■ INFORMATION PROVIDED ■
+--

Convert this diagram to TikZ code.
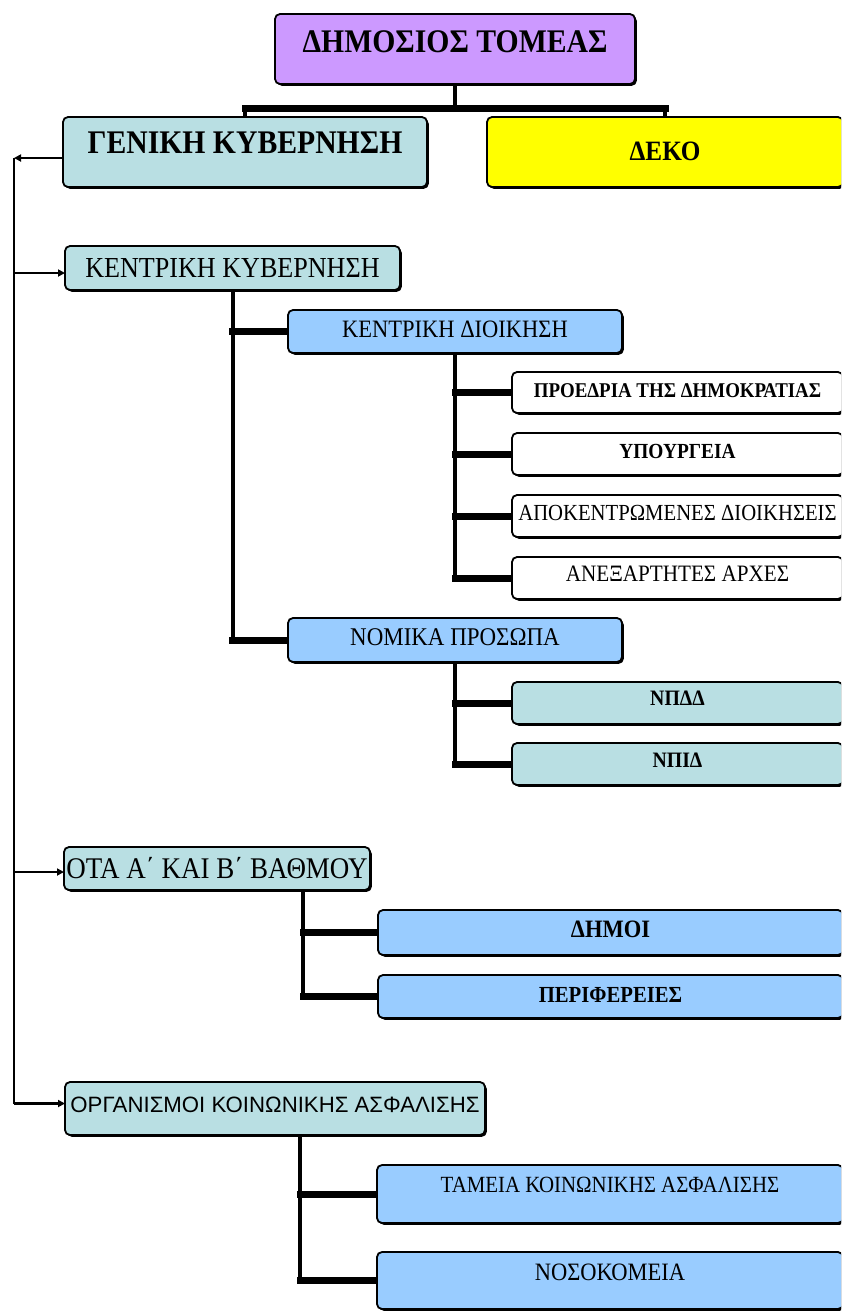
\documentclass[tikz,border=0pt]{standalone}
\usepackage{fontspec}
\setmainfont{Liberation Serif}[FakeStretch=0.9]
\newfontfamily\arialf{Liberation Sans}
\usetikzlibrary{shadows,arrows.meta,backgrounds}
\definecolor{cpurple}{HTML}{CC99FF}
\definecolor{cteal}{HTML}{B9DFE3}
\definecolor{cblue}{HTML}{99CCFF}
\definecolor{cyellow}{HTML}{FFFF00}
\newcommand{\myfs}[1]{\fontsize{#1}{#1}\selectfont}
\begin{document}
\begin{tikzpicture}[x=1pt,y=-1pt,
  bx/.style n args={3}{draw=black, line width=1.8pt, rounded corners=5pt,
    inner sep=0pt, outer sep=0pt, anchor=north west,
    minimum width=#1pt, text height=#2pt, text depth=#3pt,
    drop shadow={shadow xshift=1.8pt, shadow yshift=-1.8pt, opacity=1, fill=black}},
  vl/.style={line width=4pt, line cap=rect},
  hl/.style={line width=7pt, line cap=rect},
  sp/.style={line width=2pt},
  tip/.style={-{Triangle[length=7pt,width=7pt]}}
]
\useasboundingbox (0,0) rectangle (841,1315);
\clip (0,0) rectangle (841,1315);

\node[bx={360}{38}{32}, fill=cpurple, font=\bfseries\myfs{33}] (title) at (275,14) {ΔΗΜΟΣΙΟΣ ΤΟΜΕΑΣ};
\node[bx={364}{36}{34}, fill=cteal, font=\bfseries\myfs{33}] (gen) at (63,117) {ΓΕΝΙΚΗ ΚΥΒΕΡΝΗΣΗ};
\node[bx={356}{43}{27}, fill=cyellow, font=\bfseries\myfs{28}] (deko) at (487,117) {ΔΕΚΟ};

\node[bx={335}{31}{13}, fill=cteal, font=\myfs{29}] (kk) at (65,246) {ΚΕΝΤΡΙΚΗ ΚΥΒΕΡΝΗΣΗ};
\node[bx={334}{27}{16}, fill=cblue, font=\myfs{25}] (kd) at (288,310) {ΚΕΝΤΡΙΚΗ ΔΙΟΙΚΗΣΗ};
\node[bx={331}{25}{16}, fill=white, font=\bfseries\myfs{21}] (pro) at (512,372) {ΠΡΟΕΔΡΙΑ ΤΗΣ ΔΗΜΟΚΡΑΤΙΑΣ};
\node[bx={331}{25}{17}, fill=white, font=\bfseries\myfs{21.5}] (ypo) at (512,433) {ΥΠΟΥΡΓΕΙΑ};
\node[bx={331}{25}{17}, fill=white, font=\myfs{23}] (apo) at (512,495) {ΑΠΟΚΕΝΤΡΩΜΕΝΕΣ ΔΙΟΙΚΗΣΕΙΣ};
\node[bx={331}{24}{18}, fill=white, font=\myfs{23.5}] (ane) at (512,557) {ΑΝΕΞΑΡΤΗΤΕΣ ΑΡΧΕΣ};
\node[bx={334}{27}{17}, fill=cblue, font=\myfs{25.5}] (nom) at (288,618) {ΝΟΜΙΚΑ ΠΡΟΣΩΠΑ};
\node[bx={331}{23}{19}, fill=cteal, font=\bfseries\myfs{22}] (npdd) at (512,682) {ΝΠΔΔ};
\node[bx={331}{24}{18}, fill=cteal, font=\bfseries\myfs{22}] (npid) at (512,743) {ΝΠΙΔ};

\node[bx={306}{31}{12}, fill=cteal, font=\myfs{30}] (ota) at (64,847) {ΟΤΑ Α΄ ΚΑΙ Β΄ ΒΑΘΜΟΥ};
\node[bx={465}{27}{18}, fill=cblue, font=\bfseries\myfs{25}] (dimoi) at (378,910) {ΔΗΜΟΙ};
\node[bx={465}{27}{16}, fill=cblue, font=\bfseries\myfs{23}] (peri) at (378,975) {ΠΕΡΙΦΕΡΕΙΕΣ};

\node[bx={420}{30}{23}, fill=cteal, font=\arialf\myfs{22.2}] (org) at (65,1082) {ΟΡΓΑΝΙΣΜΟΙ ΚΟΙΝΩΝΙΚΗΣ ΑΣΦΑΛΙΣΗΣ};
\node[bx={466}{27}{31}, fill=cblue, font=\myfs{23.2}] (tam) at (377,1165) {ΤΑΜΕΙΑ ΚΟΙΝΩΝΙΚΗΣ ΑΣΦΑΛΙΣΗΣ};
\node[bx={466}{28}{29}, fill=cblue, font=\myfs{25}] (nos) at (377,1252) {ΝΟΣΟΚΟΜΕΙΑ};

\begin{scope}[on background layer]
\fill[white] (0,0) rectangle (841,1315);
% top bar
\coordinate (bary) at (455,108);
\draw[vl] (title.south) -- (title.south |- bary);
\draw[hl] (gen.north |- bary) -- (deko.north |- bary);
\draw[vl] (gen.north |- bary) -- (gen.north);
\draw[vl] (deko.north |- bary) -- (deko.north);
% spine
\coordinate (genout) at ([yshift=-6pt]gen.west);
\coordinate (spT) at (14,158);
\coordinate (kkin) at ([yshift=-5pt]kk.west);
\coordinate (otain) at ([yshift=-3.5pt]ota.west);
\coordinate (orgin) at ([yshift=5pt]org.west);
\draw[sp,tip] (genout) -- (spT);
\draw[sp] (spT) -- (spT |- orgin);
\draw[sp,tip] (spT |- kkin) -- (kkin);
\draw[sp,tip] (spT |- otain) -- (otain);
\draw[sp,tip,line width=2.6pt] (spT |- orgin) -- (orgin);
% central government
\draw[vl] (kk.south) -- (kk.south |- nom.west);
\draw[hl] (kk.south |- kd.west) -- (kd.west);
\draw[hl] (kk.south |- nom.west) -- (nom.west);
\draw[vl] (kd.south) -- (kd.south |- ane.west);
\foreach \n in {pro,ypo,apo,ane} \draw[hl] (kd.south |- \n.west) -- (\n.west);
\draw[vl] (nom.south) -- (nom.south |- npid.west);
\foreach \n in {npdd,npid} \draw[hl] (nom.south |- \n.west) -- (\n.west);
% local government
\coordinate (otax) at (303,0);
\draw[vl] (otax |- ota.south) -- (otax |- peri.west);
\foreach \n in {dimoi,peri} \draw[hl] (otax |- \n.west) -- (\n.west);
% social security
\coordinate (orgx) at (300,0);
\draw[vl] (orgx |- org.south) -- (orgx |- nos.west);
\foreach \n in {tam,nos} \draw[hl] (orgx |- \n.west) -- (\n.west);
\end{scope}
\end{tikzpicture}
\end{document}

+--

■ YOUR OBJECTIVE ■
Repeat only the lines from the beginning of the material through the line containing "(deko) at (487,117)", both ends kept, leaving pictures out.

■ COMPLETED EXERCISE ■
Convert this diagram to TikZ code.
\documentclass[tikz,border=0pt]{standalone}
\usepackage{fontspec}
\setmainfont{Liberation Serif}[FakeStretch=0.9]
\newfontfamily\arialf{Liberation Sans}
\usetikzlibrary{shadows,arrows.meta,backgrounds}
\definecolor{cpurple}{HTML}{CC99FF}
\definecolor{cteal}{HTML}{B9DFE3}
\definecolor{cblue}{HTML}{99CCFF}
\definecolor{cyellow}{HTML}{FFFF00}
\newcommand{\myfs}[1]{\fontsize{#1}{#1}\selectfont}
\begin{document}
\begin{tikzpicture}[x=1pt,y=-1pt,
  bx/.style n args={3}{draw=black, line width=1.8pt, rounded corners=5pt,
    inner sep=0pt, outer sep=0pt, anchor=north west,
    minimum width=#1pt, text height=#2pt, text depth=#3pt,
    drop shadow={shadow xshift=1.8pt, shadow yshift=-1.8pt, opacity=1, fill=black}},
  vl/.style={line width=4pt, line cap=rect},
  hl/.style={line width=7pt, line cap=rect},
  sp/.style={line width=2pt},
  tip/.style={-{Triangle[length=7pt,width=7pt]}}
]
\useasboundingbox (0,0) rectangle (841,1315);
\clip (0,0) rectangle (841,1315);

\node[bx={360}{38}{32}, fill=cpurple, font=\bfseries\myfs{33}] (title) at (275,14) {ΔΗΜΟΣΙΟΣ ΤΟΜΕΑΣ};
\node[bx={364}{36}{34}, fill=cteal, font=\bfseries\myfs{33}] (gen) at (63,117) {ΓΕΝΙΚΗ ΚΥΒΕΡΝΗΣΗ};
\node[bx={356}{43}{27}, fill=cyellow, font=\bfseries\myfs{28}] (deko) at (487,117) {ΔΕΚΟ};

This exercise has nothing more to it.